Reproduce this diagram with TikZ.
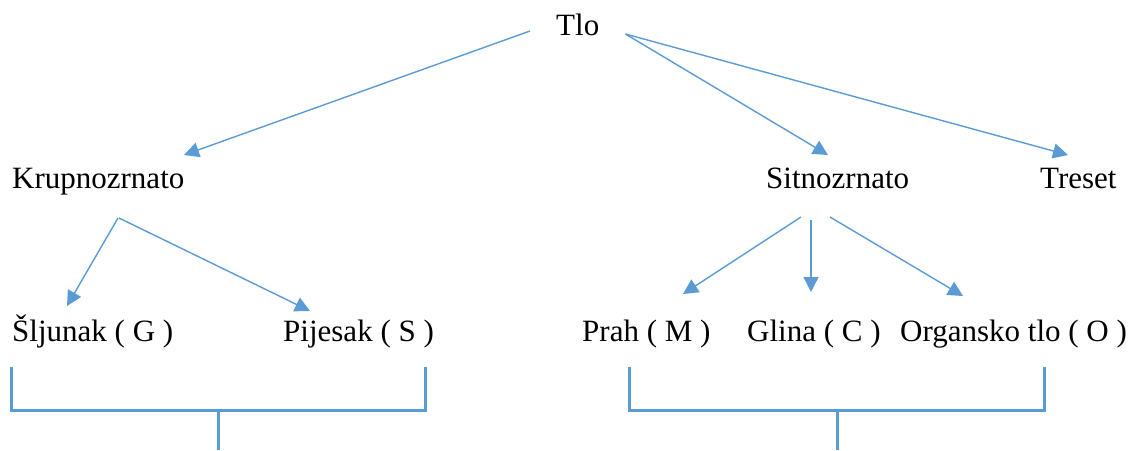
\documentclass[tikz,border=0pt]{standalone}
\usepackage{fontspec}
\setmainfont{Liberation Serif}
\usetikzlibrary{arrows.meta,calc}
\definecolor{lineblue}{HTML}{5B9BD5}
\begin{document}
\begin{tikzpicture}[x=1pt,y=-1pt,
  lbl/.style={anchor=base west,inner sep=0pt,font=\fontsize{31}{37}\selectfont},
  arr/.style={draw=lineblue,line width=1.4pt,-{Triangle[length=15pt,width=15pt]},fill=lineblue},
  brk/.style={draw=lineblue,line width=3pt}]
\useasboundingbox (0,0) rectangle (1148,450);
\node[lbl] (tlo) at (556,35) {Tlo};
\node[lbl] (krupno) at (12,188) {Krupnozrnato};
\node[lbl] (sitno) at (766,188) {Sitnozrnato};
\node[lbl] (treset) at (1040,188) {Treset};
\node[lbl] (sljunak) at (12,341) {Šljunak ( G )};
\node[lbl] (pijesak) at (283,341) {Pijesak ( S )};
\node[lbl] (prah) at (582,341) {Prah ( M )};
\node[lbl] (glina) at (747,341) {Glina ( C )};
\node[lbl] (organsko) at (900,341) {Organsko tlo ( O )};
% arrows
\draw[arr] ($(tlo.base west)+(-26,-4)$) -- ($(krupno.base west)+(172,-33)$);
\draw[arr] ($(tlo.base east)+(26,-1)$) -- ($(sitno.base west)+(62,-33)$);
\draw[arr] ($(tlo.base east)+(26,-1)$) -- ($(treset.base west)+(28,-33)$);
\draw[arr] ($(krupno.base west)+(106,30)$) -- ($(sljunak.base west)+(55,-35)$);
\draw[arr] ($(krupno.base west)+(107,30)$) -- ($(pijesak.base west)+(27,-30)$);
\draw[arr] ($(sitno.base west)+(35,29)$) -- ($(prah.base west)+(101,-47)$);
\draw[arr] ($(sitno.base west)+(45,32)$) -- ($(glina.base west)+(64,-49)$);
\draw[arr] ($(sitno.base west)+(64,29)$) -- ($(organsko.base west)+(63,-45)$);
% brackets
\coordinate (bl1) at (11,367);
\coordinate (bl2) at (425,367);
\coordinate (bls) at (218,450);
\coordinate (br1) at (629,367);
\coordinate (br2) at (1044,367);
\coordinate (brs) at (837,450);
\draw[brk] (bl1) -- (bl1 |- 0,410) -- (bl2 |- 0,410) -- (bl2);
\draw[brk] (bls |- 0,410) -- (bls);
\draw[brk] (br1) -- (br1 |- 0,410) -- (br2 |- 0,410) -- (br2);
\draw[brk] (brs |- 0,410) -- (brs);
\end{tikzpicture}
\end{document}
----------------
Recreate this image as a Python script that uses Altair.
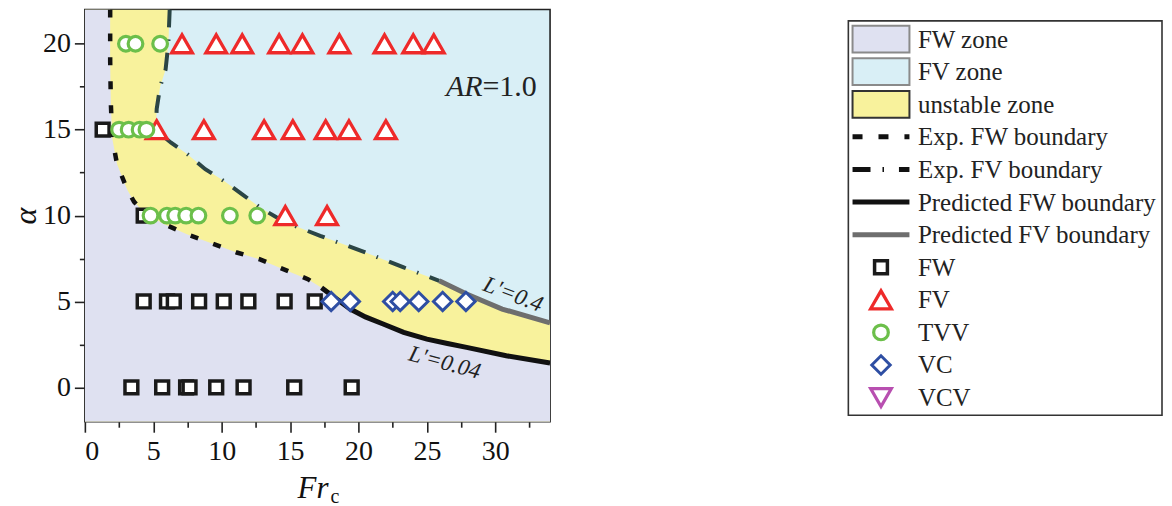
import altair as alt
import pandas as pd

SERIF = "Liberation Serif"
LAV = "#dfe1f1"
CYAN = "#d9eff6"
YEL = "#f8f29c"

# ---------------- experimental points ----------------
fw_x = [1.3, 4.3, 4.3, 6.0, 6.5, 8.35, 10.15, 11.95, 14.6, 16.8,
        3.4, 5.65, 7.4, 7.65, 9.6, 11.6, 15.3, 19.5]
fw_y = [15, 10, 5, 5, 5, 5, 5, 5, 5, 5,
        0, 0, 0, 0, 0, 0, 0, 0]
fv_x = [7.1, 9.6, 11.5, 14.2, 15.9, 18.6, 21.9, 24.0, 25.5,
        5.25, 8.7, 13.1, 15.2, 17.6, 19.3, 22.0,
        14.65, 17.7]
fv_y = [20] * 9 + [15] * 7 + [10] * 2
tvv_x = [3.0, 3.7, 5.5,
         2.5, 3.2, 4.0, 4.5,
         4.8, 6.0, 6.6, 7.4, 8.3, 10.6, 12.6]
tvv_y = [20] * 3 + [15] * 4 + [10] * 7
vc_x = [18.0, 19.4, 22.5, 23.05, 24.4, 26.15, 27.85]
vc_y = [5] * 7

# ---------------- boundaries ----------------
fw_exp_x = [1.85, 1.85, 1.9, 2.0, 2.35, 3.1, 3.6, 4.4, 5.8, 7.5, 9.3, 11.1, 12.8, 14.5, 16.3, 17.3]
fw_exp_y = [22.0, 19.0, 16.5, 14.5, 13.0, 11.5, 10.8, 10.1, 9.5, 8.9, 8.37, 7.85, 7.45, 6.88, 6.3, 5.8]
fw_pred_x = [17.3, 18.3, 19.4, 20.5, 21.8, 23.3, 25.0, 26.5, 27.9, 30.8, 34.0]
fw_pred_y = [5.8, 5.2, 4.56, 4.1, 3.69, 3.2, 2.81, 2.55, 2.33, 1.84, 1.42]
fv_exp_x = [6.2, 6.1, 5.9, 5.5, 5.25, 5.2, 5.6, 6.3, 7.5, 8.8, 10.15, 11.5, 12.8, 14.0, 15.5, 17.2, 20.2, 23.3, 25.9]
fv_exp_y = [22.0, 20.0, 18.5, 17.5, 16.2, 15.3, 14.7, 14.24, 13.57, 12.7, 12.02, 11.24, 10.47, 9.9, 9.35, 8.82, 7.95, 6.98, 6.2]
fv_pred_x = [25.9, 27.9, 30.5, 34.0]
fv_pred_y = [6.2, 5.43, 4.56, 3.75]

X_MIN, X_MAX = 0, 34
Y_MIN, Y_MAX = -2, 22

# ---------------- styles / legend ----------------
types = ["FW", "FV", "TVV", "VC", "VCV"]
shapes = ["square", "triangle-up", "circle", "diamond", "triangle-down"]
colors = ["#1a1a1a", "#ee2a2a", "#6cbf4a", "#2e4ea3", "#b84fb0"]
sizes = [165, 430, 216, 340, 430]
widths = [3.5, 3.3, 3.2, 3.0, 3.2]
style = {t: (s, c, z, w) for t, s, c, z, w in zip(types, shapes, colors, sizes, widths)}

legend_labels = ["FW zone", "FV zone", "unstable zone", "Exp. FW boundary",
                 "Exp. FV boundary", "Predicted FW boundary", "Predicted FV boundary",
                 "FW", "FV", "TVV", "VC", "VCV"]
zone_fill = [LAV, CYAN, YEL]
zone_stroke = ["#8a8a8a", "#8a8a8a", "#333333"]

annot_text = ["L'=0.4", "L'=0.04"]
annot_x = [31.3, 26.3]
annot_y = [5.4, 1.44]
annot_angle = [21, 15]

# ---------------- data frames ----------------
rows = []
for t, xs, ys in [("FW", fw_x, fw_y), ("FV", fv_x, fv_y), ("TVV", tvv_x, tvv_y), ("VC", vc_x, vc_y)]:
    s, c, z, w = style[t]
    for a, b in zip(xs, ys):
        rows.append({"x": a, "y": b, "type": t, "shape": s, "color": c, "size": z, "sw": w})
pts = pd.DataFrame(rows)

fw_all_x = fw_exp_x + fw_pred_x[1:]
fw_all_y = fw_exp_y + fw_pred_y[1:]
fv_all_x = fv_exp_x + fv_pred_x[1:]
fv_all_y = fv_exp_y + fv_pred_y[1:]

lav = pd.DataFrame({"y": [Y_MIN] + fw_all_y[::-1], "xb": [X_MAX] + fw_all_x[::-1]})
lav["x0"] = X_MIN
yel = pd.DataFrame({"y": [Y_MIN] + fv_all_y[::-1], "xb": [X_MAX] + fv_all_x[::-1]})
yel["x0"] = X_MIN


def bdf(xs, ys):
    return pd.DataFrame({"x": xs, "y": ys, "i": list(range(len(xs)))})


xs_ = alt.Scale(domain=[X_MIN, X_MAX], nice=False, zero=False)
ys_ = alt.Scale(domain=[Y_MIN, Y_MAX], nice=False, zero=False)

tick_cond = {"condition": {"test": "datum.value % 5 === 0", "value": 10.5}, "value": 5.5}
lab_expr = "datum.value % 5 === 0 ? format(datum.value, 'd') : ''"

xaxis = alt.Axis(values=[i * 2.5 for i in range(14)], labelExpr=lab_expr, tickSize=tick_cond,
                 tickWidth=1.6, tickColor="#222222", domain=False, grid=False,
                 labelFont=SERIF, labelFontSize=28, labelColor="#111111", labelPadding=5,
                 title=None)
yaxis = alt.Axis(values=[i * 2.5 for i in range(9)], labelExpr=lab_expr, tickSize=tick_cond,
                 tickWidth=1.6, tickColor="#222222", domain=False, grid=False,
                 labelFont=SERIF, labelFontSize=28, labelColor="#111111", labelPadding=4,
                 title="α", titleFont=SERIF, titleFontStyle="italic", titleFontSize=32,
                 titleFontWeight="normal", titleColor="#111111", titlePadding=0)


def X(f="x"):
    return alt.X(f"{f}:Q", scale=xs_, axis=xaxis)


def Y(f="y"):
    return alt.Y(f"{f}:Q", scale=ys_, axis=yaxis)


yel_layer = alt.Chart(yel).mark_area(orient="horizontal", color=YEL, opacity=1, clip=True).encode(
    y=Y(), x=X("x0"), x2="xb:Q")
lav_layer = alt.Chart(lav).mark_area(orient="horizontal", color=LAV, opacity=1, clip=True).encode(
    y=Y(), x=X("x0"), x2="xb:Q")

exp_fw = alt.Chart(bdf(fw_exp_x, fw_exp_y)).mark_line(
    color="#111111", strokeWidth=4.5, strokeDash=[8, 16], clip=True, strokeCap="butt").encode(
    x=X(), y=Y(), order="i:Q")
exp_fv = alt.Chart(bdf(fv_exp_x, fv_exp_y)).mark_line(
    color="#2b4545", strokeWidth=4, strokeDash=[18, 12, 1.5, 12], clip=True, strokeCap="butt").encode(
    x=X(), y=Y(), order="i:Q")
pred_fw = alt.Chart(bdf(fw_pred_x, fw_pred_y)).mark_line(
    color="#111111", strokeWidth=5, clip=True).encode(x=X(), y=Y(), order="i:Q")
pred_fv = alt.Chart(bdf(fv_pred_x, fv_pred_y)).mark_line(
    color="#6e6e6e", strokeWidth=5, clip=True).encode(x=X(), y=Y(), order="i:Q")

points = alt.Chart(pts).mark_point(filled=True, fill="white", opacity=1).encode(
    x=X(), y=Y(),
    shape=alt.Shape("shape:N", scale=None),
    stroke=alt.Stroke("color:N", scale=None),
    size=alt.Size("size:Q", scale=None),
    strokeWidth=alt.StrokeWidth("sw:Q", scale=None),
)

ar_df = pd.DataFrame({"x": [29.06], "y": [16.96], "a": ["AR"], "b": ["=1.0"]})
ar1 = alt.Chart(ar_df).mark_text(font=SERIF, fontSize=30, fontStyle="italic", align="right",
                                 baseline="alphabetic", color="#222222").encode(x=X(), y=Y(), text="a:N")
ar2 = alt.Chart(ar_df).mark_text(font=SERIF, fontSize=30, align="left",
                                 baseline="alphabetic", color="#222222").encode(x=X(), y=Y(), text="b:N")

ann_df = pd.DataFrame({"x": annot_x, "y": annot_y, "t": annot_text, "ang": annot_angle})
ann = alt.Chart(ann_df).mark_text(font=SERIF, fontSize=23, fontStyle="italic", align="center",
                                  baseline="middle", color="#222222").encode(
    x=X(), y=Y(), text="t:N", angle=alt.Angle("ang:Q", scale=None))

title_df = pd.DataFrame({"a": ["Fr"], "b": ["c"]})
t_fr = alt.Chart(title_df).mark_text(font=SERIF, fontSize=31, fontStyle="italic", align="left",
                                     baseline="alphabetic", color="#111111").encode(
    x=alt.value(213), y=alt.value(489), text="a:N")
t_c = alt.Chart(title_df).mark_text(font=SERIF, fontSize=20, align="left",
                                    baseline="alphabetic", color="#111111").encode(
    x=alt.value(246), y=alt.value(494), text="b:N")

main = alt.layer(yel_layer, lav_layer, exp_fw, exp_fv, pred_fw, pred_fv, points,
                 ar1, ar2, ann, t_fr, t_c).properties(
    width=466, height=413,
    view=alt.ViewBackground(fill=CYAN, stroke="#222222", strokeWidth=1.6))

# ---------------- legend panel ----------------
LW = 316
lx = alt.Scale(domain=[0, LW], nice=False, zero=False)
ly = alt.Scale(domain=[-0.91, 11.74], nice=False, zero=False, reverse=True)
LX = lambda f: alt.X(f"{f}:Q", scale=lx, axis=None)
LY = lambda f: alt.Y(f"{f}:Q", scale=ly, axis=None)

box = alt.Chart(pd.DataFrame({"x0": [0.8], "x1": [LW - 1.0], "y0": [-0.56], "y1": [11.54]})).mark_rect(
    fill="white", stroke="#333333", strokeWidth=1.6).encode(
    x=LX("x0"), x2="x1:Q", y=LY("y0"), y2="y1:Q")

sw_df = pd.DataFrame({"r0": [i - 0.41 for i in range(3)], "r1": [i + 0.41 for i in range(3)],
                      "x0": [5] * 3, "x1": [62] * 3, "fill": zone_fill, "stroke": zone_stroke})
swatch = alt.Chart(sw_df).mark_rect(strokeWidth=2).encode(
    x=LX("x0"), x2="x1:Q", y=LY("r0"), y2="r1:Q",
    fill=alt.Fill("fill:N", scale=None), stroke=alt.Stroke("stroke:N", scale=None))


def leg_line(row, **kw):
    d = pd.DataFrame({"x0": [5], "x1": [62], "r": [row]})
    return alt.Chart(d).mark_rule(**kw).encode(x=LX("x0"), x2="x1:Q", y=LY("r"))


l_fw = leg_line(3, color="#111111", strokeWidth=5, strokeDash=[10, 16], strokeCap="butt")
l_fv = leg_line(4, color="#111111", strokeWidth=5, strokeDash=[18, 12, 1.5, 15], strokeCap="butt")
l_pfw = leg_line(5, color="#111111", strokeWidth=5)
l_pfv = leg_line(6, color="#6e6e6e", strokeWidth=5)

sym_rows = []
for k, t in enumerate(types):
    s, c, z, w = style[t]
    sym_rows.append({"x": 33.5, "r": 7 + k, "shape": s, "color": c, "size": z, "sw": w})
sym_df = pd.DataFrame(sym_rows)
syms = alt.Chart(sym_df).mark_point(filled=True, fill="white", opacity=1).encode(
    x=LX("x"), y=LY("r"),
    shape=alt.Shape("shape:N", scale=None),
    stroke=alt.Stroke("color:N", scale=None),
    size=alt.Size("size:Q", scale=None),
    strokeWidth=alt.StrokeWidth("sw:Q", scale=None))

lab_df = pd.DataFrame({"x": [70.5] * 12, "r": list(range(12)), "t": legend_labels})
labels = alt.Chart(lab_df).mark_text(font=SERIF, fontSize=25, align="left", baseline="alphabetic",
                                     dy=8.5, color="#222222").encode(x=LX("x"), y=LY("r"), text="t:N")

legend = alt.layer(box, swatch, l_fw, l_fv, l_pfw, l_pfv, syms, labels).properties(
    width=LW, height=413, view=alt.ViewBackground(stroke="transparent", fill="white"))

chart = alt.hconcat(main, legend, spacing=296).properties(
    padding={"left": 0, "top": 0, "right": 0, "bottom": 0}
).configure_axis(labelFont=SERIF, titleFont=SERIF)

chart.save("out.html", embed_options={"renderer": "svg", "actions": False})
----------------
• _Problem description_
Word for word, repeat the lines above from the one with "Recreate this image" through the one with "Y_MIN, Y_MAX = -2, 22", and nothing beyond them. Omit the pictures.

• _Full response_
Recreate this image as a Python script that uses Altair.
import altair as alt
import pandas as pd

SERIF = "Liberation Serif"
LAV = "#dfe1f1"
CYAN = "#d9eff6"
YEL = "#f8f29c"

# ---------------- experimental points ----------------
fw_x = [1.3, 4.3, 4.3, 6.0, 6.5, 8.35, 10.15, 11.95, 14.6, 16.8,
        3.4, 5.65, 7.4, 7.65, 9.6, 11.6, 15.3, 19.5]
fw_y = [15, 10, 5, 5, 5, 5, 5, 5, 5, 5,
        0, 0, 0, 0, 0, 0, 0, 0]
fv_x = [7.1, 9.6, 11.5, 14.2, 15.9, 18.6, 21.9, 24.0, 25.5,
        5.25, 8.7, 13.1, 15.2, 17.6, 19.3, 22.0,
        14.65, 17.7]
fv_y = [20] * 9 + [15] * 7 + [10] * 2
tvv_x = [3.0, 3.7, 5.5,
         2.5, 3.2, 4.0, 4.5,
         4.8, 6.0, 6.6, 7.4, 8.3, 10.6, 12.6]
tvv_y = [20] * 3 + [15] * 4 + [10] * 7
vc_x = [18.0, 19.4, 22.5, 23.05, 24.4, 26.15, 27.85]
vc_y = [5] * 7

# ---------------- boundaries ----------------
fw_exp_x = [1.85, 1.85, 1.9, 2.0, 2.35, 3.1, 3.6, 4.4, 5.8, 7.5, 9.3, 11.1, 12.8, 14.5, 16.3, 17.3]
fw_exp_y = [22.0, 19.0, 16.5, 14.5, 13.0, 11.5, 10.8, 10.1, 9.5, 8.9, 8.37, 7.85, 7.45, 6.88, 6.3, 5.8]
fw_pred_x = [17.3, 18.3, 19.4, 20.5, 21.8, 23.3, 25.0, 26.5, 27.9, 30.8, 34.0]
fw_pred_y = [5.8, 5.2, 4.56, 4.1, 3.69, 3.2, 2.81, 2.55, 2.33, 1.84, 1.42]
fv_exp_x = [6.2, 6.1, 5.9, 5.5, 5.25, 5.2, 5.6, 6.3, 7.5, 8.8, 10.15, 11.5, 12.8, 14.0, 15.5, 17.2, 20.2, 23.3, 25.9]
fv_exp_y = [22.0, 20.0, 18.5, 17.5, 16.2, 15.3, 14.7, 14.24, 13.57, 12.7, 12.02, 11.24, 10.47, 9.9, 9.35, 8.82, 7.95, 6.98, 6.2]
fv_pred_x = [25.9, 27.9, 30.5, 34.0]
fv_pred_y = [6.2, 5.43, 4.56, 3.75]

X_MIN, X_MAX = 0, 34
Y_MIN, Y_MAX = -2, 22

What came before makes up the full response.